**What this task involves**
Everything from the line with "Reproduce this chart with Bokeh." down to the line with "W, H = 1148, 564" below must be printed exactly, those two lines included. Exclude pictures.

(Items from a data source)
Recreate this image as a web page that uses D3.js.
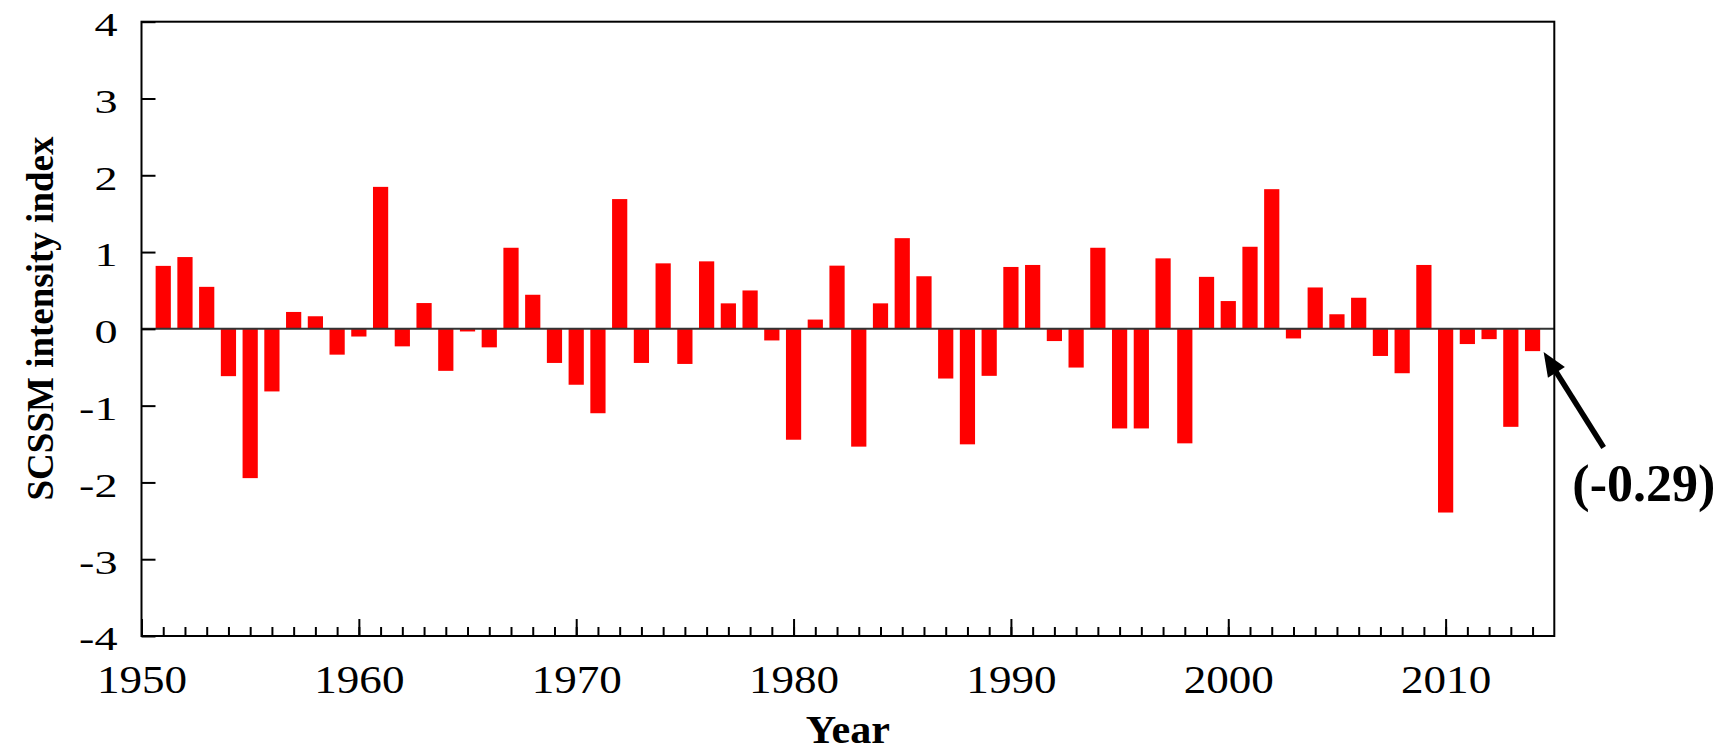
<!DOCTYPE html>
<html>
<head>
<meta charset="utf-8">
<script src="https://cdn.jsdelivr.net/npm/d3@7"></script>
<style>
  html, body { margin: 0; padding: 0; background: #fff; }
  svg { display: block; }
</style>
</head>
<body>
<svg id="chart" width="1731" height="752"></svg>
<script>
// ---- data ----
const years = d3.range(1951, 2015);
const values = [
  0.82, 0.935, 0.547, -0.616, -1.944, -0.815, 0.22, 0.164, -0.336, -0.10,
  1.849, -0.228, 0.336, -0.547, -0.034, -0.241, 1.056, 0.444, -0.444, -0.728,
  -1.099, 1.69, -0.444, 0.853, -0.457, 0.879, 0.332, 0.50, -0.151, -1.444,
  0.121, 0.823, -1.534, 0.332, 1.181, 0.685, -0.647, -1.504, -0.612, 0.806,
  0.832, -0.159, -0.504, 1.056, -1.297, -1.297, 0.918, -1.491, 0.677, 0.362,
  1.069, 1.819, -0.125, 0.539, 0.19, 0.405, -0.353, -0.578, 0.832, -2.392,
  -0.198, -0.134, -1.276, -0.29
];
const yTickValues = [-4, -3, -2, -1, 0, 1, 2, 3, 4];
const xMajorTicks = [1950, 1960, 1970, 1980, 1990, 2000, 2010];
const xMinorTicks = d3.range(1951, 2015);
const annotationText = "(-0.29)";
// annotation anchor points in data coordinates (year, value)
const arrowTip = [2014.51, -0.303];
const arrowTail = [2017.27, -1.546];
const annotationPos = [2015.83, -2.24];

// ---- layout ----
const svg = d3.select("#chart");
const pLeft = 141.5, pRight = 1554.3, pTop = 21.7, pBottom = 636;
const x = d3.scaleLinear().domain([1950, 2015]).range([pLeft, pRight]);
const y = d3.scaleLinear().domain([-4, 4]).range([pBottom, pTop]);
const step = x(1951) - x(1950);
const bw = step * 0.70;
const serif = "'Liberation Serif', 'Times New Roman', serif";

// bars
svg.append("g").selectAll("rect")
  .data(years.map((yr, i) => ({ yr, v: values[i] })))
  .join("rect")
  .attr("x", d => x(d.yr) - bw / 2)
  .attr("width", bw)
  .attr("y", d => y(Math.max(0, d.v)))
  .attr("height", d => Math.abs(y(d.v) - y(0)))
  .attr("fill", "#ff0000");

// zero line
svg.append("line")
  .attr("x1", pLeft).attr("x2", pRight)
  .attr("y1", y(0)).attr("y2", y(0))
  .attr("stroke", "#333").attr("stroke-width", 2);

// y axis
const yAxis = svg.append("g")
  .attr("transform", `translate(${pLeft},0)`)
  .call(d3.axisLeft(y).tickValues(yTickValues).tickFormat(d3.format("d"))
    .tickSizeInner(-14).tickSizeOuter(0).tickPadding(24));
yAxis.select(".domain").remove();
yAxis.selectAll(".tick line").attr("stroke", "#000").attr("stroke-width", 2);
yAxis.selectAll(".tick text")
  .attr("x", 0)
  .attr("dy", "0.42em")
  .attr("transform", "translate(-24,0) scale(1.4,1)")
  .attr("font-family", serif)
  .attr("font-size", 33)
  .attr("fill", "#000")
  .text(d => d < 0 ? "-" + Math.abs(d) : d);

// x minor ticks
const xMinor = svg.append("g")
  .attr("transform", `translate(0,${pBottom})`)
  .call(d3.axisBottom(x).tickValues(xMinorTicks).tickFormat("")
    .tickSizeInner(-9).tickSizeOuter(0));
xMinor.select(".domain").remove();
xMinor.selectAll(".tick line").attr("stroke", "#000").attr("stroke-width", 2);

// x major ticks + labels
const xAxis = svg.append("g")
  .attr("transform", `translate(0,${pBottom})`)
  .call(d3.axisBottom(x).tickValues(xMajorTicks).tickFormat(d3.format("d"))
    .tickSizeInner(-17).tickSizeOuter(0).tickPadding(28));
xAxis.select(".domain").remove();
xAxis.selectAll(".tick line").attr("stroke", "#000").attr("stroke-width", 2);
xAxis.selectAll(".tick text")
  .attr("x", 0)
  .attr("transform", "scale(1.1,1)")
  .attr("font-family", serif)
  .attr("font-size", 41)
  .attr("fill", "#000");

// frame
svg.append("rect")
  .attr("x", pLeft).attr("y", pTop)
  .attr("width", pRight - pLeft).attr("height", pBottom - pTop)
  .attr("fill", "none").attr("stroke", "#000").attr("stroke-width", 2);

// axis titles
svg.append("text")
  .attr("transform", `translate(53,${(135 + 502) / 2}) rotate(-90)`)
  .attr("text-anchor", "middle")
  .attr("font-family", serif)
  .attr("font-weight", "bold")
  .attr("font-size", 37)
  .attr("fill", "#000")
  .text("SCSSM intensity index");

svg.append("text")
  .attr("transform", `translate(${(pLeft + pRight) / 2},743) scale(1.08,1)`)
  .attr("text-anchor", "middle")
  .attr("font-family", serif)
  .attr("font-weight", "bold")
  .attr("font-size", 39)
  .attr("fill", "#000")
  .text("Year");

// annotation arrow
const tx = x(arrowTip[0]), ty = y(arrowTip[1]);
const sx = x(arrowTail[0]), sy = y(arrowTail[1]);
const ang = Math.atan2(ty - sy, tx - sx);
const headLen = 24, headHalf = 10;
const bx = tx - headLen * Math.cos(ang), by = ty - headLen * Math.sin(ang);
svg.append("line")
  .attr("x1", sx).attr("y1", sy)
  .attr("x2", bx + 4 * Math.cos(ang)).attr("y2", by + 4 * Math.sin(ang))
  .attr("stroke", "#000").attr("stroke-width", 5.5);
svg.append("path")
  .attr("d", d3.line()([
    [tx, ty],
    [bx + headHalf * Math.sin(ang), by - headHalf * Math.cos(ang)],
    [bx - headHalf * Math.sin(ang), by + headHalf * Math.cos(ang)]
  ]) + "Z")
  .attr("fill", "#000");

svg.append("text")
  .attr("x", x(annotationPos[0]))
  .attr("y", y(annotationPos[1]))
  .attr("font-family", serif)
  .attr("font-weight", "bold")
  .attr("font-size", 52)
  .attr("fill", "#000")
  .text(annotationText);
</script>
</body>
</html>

* * *

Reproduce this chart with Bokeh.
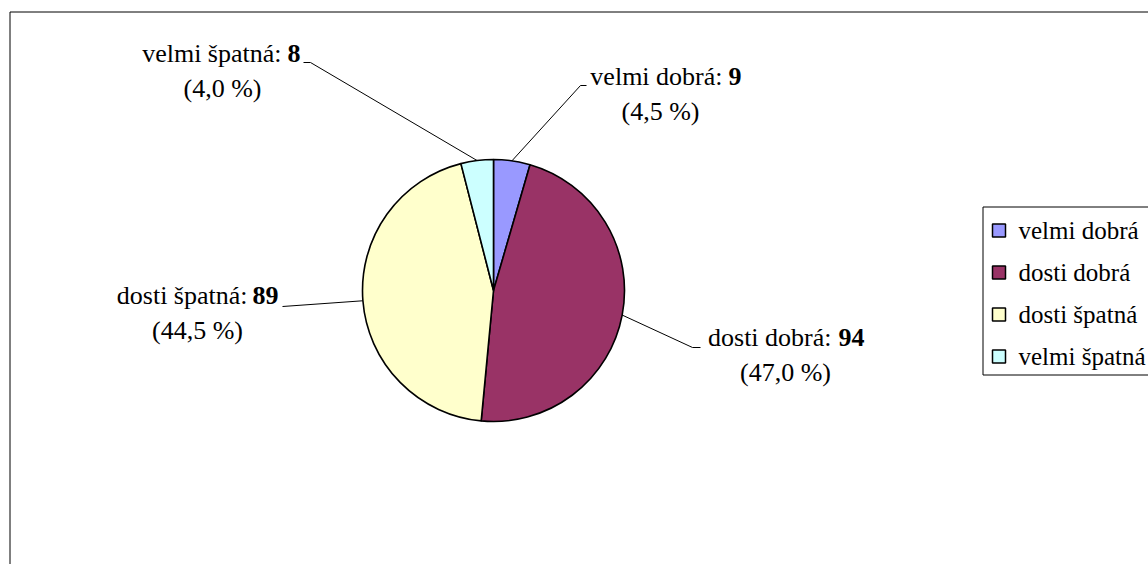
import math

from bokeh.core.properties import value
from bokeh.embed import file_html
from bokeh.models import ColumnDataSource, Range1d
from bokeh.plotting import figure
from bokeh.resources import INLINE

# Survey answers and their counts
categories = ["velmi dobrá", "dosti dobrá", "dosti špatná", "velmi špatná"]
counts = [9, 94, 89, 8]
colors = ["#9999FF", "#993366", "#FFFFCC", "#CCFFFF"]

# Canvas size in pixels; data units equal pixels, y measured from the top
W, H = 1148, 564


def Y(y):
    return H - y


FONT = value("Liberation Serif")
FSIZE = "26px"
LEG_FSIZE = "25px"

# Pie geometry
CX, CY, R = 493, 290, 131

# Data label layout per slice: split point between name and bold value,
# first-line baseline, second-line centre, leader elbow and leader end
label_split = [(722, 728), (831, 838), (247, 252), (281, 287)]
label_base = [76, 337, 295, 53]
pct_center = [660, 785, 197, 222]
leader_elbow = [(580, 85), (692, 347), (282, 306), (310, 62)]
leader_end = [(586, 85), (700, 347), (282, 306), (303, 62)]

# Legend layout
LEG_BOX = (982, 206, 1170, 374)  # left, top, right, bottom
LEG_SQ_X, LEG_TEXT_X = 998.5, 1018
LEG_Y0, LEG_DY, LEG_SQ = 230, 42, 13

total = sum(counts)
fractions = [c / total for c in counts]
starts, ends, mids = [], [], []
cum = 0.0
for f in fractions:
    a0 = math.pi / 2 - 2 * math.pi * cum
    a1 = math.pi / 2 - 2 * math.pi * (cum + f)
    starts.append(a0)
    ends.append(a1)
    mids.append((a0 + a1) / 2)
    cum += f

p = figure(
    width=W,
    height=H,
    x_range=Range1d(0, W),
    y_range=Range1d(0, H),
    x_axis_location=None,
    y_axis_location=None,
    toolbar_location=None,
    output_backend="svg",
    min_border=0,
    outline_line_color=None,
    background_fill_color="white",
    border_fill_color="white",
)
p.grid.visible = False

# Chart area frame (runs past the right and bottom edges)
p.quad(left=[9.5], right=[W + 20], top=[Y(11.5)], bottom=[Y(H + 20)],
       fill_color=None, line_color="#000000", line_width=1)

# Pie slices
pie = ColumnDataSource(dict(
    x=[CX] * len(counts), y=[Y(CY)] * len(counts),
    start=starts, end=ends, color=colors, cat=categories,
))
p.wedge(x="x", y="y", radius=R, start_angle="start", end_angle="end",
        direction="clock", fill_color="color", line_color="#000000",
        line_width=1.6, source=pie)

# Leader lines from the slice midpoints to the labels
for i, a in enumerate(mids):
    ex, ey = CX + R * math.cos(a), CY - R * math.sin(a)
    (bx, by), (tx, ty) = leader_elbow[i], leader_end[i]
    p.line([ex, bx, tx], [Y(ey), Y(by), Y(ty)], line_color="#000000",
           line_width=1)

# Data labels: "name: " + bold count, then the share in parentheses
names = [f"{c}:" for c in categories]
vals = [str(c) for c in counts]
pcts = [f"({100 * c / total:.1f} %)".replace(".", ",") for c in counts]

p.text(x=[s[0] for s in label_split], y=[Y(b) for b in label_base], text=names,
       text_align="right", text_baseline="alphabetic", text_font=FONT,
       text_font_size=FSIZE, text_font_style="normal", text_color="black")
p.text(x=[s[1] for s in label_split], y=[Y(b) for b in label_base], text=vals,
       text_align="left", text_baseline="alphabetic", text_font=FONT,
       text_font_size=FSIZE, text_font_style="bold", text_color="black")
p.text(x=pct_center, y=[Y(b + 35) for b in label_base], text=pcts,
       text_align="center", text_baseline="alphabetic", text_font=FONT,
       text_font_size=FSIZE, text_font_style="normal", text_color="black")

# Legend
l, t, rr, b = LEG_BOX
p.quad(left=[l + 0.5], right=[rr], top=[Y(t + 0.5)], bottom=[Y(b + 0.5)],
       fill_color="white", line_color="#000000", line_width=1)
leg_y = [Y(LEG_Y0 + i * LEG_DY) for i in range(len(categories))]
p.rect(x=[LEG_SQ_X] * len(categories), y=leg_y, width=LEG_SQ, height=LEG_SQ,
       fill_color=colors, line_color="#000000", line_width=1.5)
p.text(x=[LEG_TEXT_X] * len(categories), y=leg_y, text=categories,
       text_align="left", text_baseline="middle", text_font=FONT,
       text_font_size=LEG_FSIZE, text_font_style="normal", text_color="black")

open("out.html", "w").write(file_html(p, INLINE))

**Solution to the exercise**
Reproduce this chart with Bokeh.
import math

from bokeh.core.properties import value
from bokeh.embed import file_html
from bokeh.models import ColumnDataSource, Range1d
from bokeh.plotting import figure
from bokeh.resources import INLINE

# Survey answers and their counts
categories = ["velmi dobrá", "dosti dobrá", "dosti špatná", "velmi špatná"]
counts = [9, 94, 89, 8]
colors = ["#9999FF", "#993366", "#FFFFCC", "#CCFFFF"]

# Canvas size in pixels; data units equal pixels, y measured from the top
W, H = 1148, 564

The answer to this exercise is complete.